Email shows Cheney 'link' to oil contract
Suzanne Goldenberg in Washington
Tuesday June 1, 2004
The US vice-president, Dick Cheney, helped to steer through a huge
contract for the reconstruction of Iraq's oil industry on behalf
of his old firm, Halliburton, Time magazine reported yesterday. The
report, based on an internal Pentagon email, joins a steady stream
of allegations of cronyism involving Halliburton. Since the fall of
Saddam Hussein, the Houston company has won $17bn (£9bn) in contracts
to rebuild Iraq, far outstripping its competitors.
Mr Cheney, who ran Halliburton for five years before he became George
Bush's vice-president in 2000, has maintained that he severed all
links to the company when he entered public life.
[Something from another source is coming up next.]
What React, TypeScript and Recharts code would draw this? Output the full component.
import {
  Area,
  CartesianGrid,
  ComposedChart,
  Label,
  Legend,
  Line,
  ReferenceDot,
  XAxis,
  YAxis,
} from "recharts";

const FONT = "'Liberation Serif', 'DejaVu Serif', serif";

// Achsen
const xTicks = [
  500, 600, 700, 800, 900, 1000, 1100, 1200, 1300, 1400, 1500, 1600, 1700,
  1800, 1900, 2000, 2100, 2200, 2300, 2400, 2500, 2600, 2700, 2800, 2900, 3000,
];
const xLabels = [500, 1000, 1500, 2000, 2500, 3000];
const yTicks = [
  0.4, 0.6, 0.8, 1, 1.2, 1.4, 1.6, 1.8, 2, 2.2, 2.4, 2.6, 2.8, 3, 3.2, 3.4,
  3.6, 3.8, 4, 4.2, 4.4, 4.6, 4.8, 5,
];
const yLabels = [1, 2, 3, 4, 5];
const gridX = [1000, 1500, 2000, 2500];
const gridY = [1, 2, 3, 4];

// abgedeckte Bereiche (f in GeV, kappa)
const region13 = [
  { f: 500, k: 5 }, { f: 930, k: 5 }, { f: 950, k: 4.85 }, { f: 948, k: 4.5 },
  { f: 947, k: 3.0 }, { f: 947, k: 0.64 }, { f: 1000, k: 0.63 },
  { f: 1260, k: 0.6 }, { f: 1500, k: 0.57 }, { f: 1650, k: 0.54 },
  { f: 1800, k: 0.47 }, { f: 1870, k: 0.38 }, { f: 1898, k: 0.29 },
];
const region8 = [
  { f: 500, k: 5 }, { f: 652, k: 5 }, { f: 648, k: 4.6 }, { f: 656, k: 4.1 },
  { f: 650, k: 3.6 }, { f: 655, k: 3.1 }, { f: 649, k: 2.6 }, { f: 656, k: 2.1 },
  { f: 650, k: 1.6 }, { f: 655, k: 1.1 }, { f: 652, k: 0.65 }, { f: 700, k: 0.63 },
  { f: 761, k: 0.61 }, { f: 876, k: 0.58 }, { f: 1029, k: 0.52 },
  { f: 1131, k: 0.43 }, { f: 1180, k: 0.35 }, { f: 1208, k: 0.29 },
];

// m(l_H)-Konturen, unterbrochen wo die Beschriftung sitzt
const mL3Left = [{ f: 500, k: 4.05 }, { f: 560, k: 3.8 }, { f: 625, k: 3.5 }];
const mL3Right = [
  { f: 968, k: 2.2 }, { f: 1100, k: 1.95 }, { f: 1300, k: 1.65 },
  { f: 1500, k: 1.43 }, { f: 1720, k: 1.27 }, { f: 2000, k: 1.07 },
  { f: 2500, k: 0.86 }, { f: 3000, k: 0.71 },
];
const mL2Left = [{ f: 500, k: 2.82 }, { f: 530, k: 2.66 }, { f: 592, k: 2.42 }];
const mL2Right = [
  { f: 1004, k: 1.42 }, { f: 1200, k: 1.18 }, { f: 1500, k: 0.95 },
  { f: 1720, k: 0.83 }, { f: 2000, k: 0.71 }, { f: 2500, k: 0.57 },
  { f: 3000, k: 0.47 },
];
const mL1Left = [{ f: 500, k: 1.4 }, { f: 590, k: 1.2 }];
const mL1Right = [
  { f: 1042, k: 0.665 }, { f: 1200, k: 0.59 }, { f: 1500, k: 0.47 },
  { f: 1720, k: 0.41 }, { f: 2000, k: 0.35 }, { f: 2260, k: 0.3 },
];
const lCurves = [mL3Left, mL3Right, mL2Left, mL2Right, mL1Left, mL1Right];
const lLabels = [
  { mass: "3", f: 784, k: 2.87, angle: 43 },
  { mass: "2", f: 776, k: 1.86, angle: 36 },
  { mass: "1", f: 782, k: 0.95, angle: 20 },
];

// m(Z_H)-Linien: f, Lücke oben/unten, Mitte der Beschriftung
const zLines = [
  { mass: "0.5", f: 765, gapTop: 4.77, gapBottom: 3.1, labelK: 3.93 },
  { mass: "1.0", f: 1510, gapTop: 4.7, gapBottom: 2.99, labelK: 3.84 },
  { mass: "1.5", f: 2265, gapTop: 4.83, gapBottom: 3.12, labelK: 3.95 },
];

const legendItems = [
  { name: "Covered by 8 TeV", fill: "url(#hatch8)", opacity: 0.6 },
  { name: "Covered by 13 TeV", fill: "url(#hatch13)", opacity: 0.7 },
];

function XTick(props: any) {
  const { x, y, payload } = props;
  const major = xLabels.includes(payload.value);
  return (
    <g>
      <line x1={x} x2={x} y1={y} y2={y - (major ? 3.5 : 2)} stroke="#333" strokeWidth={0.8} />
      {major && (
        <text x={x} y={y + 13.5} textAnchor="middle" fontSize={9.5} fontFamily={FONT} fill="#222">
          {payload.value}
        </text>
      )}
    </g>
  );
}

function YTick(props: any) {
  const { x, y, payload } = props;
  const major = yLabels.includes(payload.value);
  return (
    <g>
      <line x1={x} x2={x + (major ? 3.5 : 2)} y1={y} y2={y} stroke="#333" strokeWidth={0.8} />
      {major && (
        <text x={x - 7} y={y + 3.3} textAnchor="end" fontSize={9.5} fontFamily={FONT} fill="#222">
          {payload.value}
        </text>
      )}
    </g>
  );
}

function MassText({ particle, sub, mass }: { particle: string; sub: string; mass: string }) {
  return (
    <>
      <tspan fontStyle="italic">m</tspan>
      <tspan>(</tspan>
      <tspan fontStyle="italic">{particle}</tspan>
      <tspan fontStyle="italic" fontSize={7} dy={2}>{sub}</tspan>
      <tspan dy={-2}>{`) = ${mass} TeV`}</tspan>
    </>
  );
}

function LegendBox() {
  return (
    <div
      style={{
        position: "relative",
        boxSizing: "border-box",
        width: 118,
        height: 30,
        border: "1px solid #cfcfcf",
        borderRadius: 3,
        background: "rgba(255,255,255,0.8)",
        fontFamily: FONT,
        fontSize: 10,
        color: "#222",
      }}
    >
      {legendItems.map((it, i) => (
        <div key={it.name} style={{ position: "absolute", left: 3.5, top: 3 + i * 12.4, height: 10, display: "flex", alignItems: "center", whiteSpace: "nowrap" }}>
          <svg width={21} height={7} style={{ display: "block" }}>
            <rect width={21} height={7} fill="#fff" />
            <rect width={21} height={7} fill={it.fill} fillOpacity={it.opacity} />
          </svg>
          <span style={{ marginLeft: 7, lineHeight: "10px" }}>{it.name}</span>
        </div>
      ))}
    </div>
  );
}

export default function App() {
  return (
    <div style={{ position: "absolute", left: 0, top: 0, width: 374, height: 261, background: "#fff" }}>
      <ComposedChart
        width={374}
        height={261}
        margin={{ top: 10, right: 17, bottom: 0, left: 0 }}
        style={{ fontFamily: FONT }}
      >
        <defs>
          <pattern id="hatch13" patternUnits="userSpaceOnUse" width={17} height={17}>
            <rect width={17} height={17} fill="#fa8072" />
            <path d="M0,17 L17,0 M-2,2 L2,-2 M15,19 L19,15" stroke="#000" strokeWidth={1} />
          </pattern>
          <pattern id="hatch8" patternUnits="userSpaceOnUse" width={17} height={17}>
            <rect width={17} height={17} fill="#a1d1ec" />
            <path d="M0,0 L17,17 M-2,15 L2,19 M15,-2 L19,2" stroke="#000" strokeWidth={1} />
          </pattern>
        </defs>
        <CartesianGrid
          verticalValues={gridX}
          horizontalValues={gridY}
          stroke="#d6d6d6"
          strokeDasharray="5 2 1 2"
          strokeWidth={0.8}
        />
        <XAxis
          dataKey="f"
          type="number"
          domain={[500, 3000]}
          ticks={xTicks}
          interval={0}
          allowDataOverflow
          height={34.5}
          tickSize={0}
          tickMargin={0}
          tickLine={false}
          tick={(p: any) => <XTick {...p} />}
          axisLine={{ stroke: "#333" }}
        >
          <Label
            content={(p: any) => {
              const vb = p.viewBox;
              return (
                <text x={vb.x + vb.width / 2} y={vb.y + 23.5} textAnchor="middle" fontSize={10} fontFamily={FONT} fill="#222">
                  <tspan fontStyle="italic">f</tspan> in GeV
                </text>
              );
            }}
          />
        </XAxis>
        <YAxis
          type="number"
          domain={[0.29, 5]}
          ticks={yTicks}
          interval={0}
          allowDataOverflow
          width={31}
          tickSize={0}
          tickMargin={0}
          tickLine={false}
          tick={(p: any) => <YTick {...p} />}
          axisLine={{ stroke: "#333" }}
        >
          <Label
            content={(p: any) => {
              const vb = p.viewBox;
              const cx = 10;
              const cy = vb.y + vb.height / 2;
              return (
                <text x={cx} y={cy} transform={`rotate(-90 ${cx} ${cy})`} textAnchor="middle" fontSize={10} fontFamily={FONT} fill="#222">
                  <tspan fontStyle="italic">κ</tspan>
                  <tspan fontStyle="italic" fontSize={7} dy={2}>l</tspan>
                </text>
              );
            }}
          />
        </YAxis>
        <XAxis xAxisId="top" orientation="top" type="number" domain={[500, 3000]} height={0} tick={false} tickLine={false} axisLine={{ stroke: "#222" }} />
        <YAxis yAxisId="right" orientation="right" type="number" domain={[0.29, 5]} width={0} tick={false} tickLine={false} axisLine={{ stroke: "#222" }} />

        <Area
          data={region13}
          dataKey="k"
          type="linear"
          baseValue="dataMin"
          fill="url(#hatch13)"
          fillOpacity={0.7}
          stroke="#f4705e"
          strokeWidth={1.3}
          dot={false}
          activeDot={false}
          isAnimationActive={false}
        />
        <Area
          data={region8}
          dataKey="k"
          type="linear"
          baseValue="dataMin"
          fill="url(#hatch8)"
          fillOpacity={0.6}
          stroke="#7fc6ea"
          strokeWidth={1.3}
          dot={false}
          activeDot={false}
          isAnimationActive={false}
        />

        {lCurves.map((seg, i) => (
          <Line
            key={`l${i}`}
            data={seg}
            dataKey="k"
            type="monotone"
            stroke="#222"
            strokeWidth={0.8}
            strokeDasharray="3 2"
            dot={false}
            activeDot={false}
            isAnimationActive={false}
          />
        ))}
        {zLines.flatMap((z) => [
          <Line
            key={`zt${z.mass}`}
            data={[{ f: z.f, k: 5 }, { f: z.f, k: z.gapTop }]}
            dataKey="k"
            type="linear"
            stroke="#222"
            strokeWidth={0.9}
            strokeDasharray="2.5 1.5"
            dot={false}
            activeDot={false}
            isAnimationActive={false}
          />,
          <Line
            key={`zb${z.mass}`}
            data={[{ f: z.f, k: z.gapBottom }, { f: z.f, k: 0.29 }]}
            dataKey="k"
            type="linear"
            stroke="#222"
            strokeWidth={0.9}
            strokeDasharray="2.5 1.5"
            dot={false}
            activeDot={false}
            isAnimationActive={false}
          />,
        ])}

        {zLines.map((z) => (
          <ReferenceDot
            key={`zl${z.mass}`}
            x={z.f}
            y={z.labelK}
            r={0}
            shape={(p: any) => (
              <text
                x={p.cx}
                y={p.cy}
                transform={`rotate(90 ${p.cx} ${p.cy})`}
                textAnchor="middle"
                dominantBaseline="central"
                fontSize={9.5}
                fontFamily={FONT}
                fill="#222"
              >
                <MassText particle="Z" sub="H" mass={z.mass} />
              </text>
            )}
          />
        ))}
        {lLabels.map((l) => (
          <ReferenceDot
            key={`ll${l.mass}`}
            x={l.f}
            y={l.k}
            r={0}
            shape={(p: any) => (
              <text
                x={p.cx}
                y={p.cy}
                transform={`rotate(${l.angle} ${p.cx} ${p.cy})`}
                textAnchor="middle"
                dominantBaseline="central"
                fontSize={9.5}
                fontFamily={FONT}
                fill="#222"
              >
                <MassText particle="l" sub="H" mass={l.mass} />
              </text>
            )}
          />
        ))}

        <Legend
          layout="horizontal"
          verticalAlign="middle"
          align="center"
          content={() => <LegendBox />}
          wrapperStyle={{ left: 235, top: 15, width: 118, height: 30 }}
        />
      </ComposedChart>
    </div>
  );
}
However, Time said it had obtained an internal email from a Pentagon
official indicating that Mr Cheney's office had been intimately
involved in awarding a multibillion-dollar contract for the restoration
of Iraqi oil.
The email, dated March 5 last year, said that Douglas Feith, the
undersecretary of defence for policy and an avid promoter of the war,
had approved a contract with Halliburton "contingent on informing WH
[the White House] tomorrow".
The email says that Mr Feith received authorisation for the Rio
(Restore Iraqi Oil) contract from the deputy defence secretary, Paul
Wolfowitz. The email, from an unidentified official with the Army
Corps of Engineers, says: "We anticipate no issues, since action has
been coordinated with the VP's office."
No other bids were sought, and Halliburton was awarded the contract.
A spokesman for Mr Cheney's office denied any connection to the
contract. "The vice-president and his office have played no role
in government contracting since he left private business to campaign
for vice-president," in 1999, Kevin Kellems said.
But Mr Cheney has not severed his links with Halliburton. Last year,
he received $178,437 in deferred compensation from the company.
Reports suggest that the process of awarding contracts has changed
under the Bush administration. A report to the House of Representatives
committee on government reform last week noted that $107bn in contracts
had been awarded without open competition. Nearly three-quarters of
those exclusive arrangements - worth about $88bn - involved work in
Iraq, the report said. Halliburton has won a sizeable share of them.